* _Problem to work on_: Extract the whole listing as it stands. Do not include the pictures.
** begin Data section **
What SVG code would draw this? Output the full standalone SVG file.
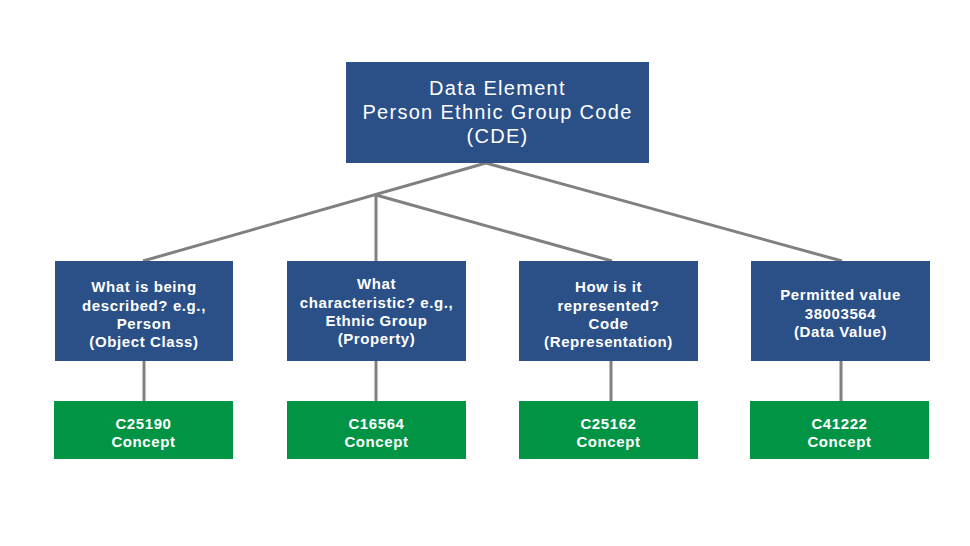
<svg xmlns="http://www.w3.org/2000/svg" width="970" height="546" viewBox="0 0 970 546">
<style>
.blue{fill:#2A5087;}
.green{fill:#009444;}
.t{font-family:"Liberation Sans",Arial,sans-serif;fill:#fff;text-anchor:middle;font-weight:bold;font-size:15px;letter-spacing:0.6px;}
.tt{font-family:"Liberation Sans",Arial,sans-serif;fill:#fff;text-anchor:middle;font-size:20px;letter-spacing:1.3px;}
.c{stroke:#808080;stroke-width:3;fill:none;}
</style>
<rect width="970" height="546" fill="#fff"/>
<g id="connectors">
<line class="c" x1="486" y1="163" x2="143" y2="261"/>
<line class="c" x1="376" y1="195" x2="376" y2="261"/>
<line class="c" x1="376" y1="195" x2="612" y2="261"/>
<line class="c" x1="486" y1="163" x2="842" y2="261"/>
<line class="c" x1="144" y1="361" x2="144" y2="401"/>
<line class="c" x1="376" y1="361" x2="376" y2="401"/>
<line class="c" x1="611" y1="361" x2="611" y2="401"/>
<line class="c" x1="841" y1="361" x2="841" y2="401"/>
</g>
<g id="cde">
<rect class="blue" x="346" y="62" width="303" height="101"/>
<text class="tt" x="497.5" y="95">Data Element</text>
<text class="tt" x="497.5" y="119">Person Ethnic Group Code</text>
<text class="tt" x="497.5" y="143">(CDE)</text>
</g>
<g id="object-class">
<rect class="blue" x="55" y="261" width="178" height="100"/>
<text class="t" x="144" y="292">What is being</text>
<text class="t" x="144" y="311">described? e.g.,</text>
<text class="t" x="144" y="329">Person</text>
<text class="t" x="144" y="347">(Object Class)</text>
</g>
<g id="property">
<rect class="blue" x="287" y="261" width="179" height="100"/>
<text class="t" x="376.5" y="289">What</text>
<text class="t" x="376.5" y="308">characteristic? e.g.,</text>
<text class="t" x="376.5" y="326">Ethnic Group</text>
<text class="t" x="376.5" y="344">(Property)</text>
</g>
<g id="representation">
<rect class="blue" x="519" y="261" width="179" height="100"/>
<text class="t" x="608.5" y="292">How is it</text>
<text class="t" x="608.5" y="311">represented?</text>
<text class="t" x="608.5" y="329">Code</text>
<text class="t" x="608.5" y="347">(Representation)</text>
</g>
<g id="data-value">
<rect class="blue" x="751" y="261" width="179" height="100"/>
<text class="t" x="840.5" y="300">Permitted value</text>
<text class="t" x="840.5" y="319">38003564</text>
<text class="t" x="840.5" y="337">(Data Value)</text>
</g>
<g id="c25190">
<rect class="green" x="54" y="401" width="179" height="58"/>
<text class="t" x="143.5" y="429">C25190</text>
<text class="t" x="143.5" y="447">Concept</text>
</g>
<g id="c16564">
<rect class="green" x="287" y="401" width="179" height="58"/>
<text class="t" x="376.5" y="429">C16564</text>
<text class="t" x="376.5" y="447">Concept</text>
</g>
<g id="c25162">
<rect class="green" x="519" y="401" width="179" height="58"/>
<text class="t" x="608.5" y="429">C25162</text>
<text class="t" x="608.5" y="447">Concept</text>
</g>
<g id="c41222">
<rect class="green" x="750" y="401" width="179" height="58"/>
<text class="t" x="839.5" y="429">C41222</text>
<text class="t" x="839.5" y="447">Concept</text>
</g>
</svg>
** end Data section **
* _Finished task_:
What SVG code would draw this? Output the full standalone SVG file.
<svg xmlns="http://www.w3.org/2000/svg" width="970" height="546" viewBox="0 0 970 546">
<style>
.blue{fill:#2A5087;}
.green{fill:#009444;}
.t{font-family:"Liberation Sans",Arial,sans-serif;fill:#fff;text-anchor:middle;font-weight:bold;font-size:15px;letter-spacing:0.6px;}
.tt{font-family:"Liberation Sans",Arial,sans-serif;fill:#fff;text-anchor:middle;font-size:20px;letter-spacing:1.3px;}
.c{stroke:#808080;stroke-width:3;fill:none;}
</style>
<rect width="970" height="546" fill="#fff"/>
<g id="connectors">
<line class="c" x1="486" y1="163" x2="143" y2="261"/>
<line class="c" x1="376" y1="195" x2="376" y2="261"/>
<line class="c" x1="376" y1="195" x2="612" y2="261"/>
<line class="c" x1="486" y1="163" x2="842" y2="261"/>
<line class="c" x1="144" y1="361" x2="144" y2="401"/>
<line class="c" x1="376" y1="361" x2="376" y2="401"/>
<line class="c" x1="611" y1="361" x2="611" y2="401"/>
<line class="c" x1="841" y1="361" x2="841" y2="401"/>
</g>
<g id="cde">
<rect class="blue" x="346" y="62" width="303" height="101"/>
<text class="tt" x="497.5" y="95">Data Element</text>
<text class="tt" x="497.5" y="119">Person Ethnic Group Code</text>
<text class="tt" x="497.5" y="143">(CDE)</text>
</g>
<g id="object-class">
<rect class="blue" x="55" y="261" width="178" height="100"/>
<text class="t" x="144" y="292">What is being</text>
<text class="t" x="144" y="311">described? e.g.,</text>
<text class="t" x="144" y="329">Person</text>
<text class="t" x="144" y="347">(Object Class)</text>
</g>
<g id="property">
<rect class="blue" x="287" y="261" width="179" height="100"/>
<text class="t" x="376.5" y="289">What</text>
<text class="t" x="376.5" y="308">characteristic? e.g.,</text>
<text class="t" x="376.5" y="326">Ethnic Group</text>
<text class="t" x="376.5" y="344">(Property)</text>
</g>
<g id="representation">
<rect class="blue" x="519" y="261" width="179" height="100"/>
<text class="t" x="608.5" y="292">How is it</text>
<text class="t" x="608.5" y="311">represented?</text>
<text class="t" x="608.5" y="329">Code</text>
<text class="t" x="608.5" y="347">(Representation)</text>
</g>
<g id="data-value">
<rect class="blue" x="751" y="261" width="179" height="100"/>
<text class="t" x="840.5" y="300">Permitted value</text>
<text class="t" x="840.5" y="319">38003564</text>
<text class="t" x="840.5" y="337">(Data Value)</text>
</g>
<g id="c25190">
<rect class="green" x="54" y="401" width="179" height="58"/>
<text class="t" x="143.5" y="429">C25190</text>
<text class="t" x="143.5" y="447">Concept</text>
</g>
<g id="c16564">
<rect class="green" x="287" y="401" width="179" height="58"/>
<text class="t" x="376.5" y="429">C16564</text>
<text class="t" x="376.5" y="447">Concept</text>
</g>
<g id="c25162">
<rect class="green" x="519" y="401" width="179" height="58"/>
<text class="t" x="608.5" y="429">C25162</text>
<text class="t" x="608.5" y="447">Concept</text>
</g>
<g id="c41222">
<rect class="green" x="750" y="401" width="179" height="58"/>
<text class="t" x="839.5" y="429">C41222</text>
<text class="t" x="839.5" y="447">Concept</text>
</g>
</svg>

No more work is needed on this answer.